Я виноват перед тобой, дружище, но мне показалось, что ты несколько холодно простился со мной, и поэтому я ждал твоего письма или переписки и не хотел писать первый. Я тебя люблю, дорогой мой, и поэтому был ужасно огорчен, услышав, что ты нешуточно болен. Вчера я видел Лиду Харитон[3]. Она говорила, что теперь ты должен был уже встать. Выздоравливай скорее, друже, не отлеживай з…ы под заграничным одеялом.

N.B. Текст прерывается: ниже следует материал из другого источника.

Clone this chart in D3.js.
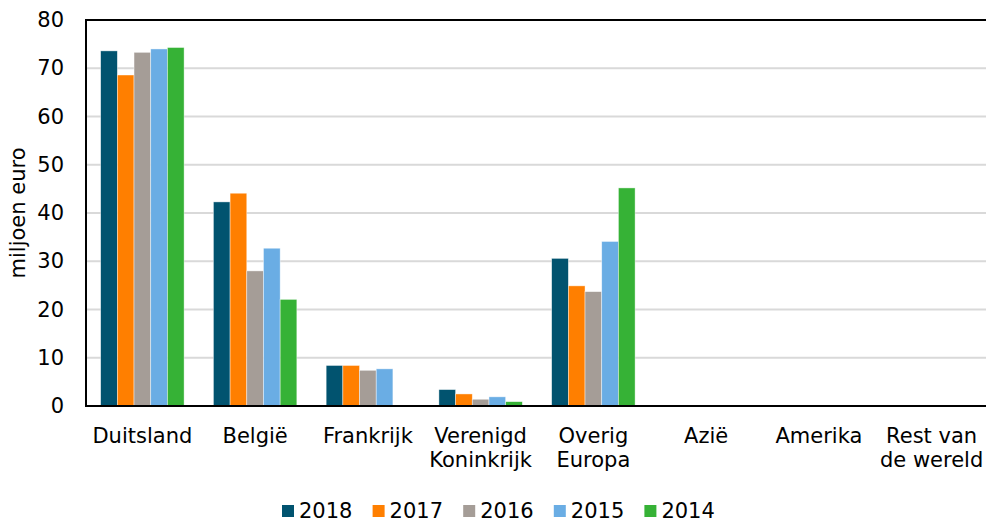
<!DOCTYPE html>
<html>
<head>
<meta charset="utf-8">
<script src="https://cdn.jsdelivr.net/npm/d3@7"></script>
<style>
    body { margin: 0; background: #fff; }
    svg { display: block; font-family: "DejaVu Sans", Verdana, sans-serif; }
</style>
</head>
<body>
<svg id="chart" width="986" height="523"></svg>
<script>
// categories and yearly values (miljoen euro)
var CATEGORIES = [
    ["Duitsland"], ["België"], ["Frankrijk"], ["Verenigd", "Koninkrijk"],
    ["Overig", "Europa"], ["Azië"], ["Amerika"], ["Rest van", "de wereld"]
];
var YEARS = ["2018", "2017", "2016", "2015", "2014"];
var V2018 = [73.6, 42.3, 8.4, 3.4, 30.6, 0, 0, 0];
var V2017 = [68.6, 44.1, 8.4, 2.5, 24.9, 0, 0, 0];
var V2016 = [73.3, 28.0, 7.4, 1.4, 23.7, 0, 0, 0];
var V2015 = [74.0, 32.7, 7.7, 1.9, 34.1, 0, 0, 0];
var V2014 = [74.3, 22.1, 0, 0.9, 45.2, 0, 0, 0];
var Y_TICKS = [0, 10, 20, 30, 40, 50, 60, 70, 80];
var COLORS = ["#01536f", "#ff7f00", "#a59d97", "#6aade4", "#36b236"];

var SERIES = [V2018, V2017, V2016, V2015, V2014];
var FONT_SIZE = 21;

drawChart = function() {
    var svg = d3.select('#chart');
    var left = 86, right = 988, top = 20, bottom = 406;

    var keys = CATEGORIES.map(function(c) { return c.join(' '); });

    var x0 = d3.scaleBand()
        .domain(keys)
        .range([left, right])
        .paddingInner(0.26)
        .paddingOuter(0.13);
    var x1 = d3.scaleBand()
        .domain(YEARS)
        .range([0, x0.bandwidth()]);
    var y = d3.scaleLinear()
        .domain([0, 80])
        .range([bottom, top]);

    // gridlines
    svg.append('g')
        .selectAll('line')
        .data(Y_TICKS.filter(function(t) { return t > 0 && t < 80; }))
        .enter().append('line')
        .attr('x1', left).attr('x2', right)
        .attr('y1', function(d) { return y(d); })
        .attr('y2', function(d) { return y(d); })
        .attr('stroke', '#d9d9d9')
        .attr('stroke-width', 2);

    // bars
    var groups = svg.append('g')
        .selectAll('g')
        .data(keys)
        .enter().append('g')
        .attr('transform', function(d) { return 'translate(' + x0(d) + ',0)'; });

    groups.selectAll('rect')
        .data(function(d, i) {
            return YEARS.map(function(yr, j) {
                return { year: yr, value: SERIES[j][i], color: COLORS[j] };
            });
        })
        .enter().append('rect')
        .filter(function(d) { return d.value > 0; })
        .attr('x', function(d) { return x1(d.year); })
        .attr('width', x1.bandwidth())
        .attr('y', function(d) { return y(d.value); })
        .attr('height', function(d) { return y(0) - y(d.value); })
        .attr('fill', function(d) { return d.color; })
        .attr('stroke', '#fff')
        .attr('stroke-opacity', 0.6)
        .attr('stroke-width', 0.7);

    // frame: top, left and bottom lines
    svg.append('rect')
        .attr('x', left).attr('y', top)
        .attr('width', right - left).attr('height', bottom - top)
        .attr('fill', 'none')
        .attr('stroke', '#000')
        .attr('stroke-width', 2);

    // y axis labels
    var yAxis = d3.axisLeft(y).tickValues(Y_TICKS).tickSize(0).tickPadding(22);
    svg.append('g')
        .attr('transform', 'translate(' + left + ',0)')
        .call(yAxis)
        .call(function(g) { g.select('.domain').remove(); })
        .selectAll('text')
        .attr('font-size', FONT_SIZE)
        .attr('font-family', '"DejaVu Sans", Verdana, sans-serif')
        .attr('fill', '#000');

    svg.append('text')
        .attr('transform', 'translate(25,213) rotate(-90)')
        .attr('text-anchor', 'middle')
        .attr('font-size', FONT_SIZE)
        .text('miljoen euro');

    // category labels
    var labels = svg.append('g')
        .selectAll('text')
        .data(CATEGORIES)
        .enter().append('text')
        .attr('text-anchor', 'middle')
        .attr('font-size', FONT_SIZE)
        .attr('x', function(d, i) { return x0(keys[i]) + x0.bandwidth() / 2; })
        .attr('y', 443);
    labels.selectAll('tspan')
        .data(function(d) { return d; })
        .enter().append('tspan')
        .attr('x', function() { return d3.select(this.parentNode).attr('x'); })
        .attr('dy', function(d, i) { return i === 0 ? 0 : 24; })
        .text(function(d) { return d; });

    // legend
    var legend = svg.append('g')
        .selectAll('g')
        .data(YEARS)
        .enter().append('g')
        .attr('transform', function(d, i) { return 'translate(' + (282 + i * 90.6) + ',505)'; });
    legend.append('rect')
        .attr('width', 12).attr('height', 12)
        .attr('fill', function(d, i) { return COLORS[i]; });
    legend.append('text')
        .attr('x', 17).attr('y', 13)
        .attr('font-size', FONT_SIZE)
        .text(function(d) { return d; });
};

drawChart();
</script>
</body>
</html>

Я скучал по тебе, последние месяцы особенно. Черт возьми, ты оказался прав насчет сцепки эпизодов, мотивированности каждого момента, динамичности развертывания. Больше того — я пустил в трубу мою фантастику — все это крапленые карты, — авторская рука единственная мотивировка событий, а стало быть, они ничем не мотивированы, к дьяволу.
За лето я написал «Шулера Дье». Понимай фамилию по-французски (Dieu). Много возился, кое-что вышло, но в общем только наметился путь к некоторым эксцентрическим фигурам и к России. Не стоит писать об этом, если напечатают, пришлю непременно.
Что тебе писать о друзьях? Я летом уезжал под Ярославль, на Волгу и никого не видел. Когда вернулся, не застал ни Тихонова, ни Федина, ни Слонимского. Первый в Новороссийске, второй в Смол.(енской) губернии, третий в Бахмуте, куда недавно отправился и Илья[4].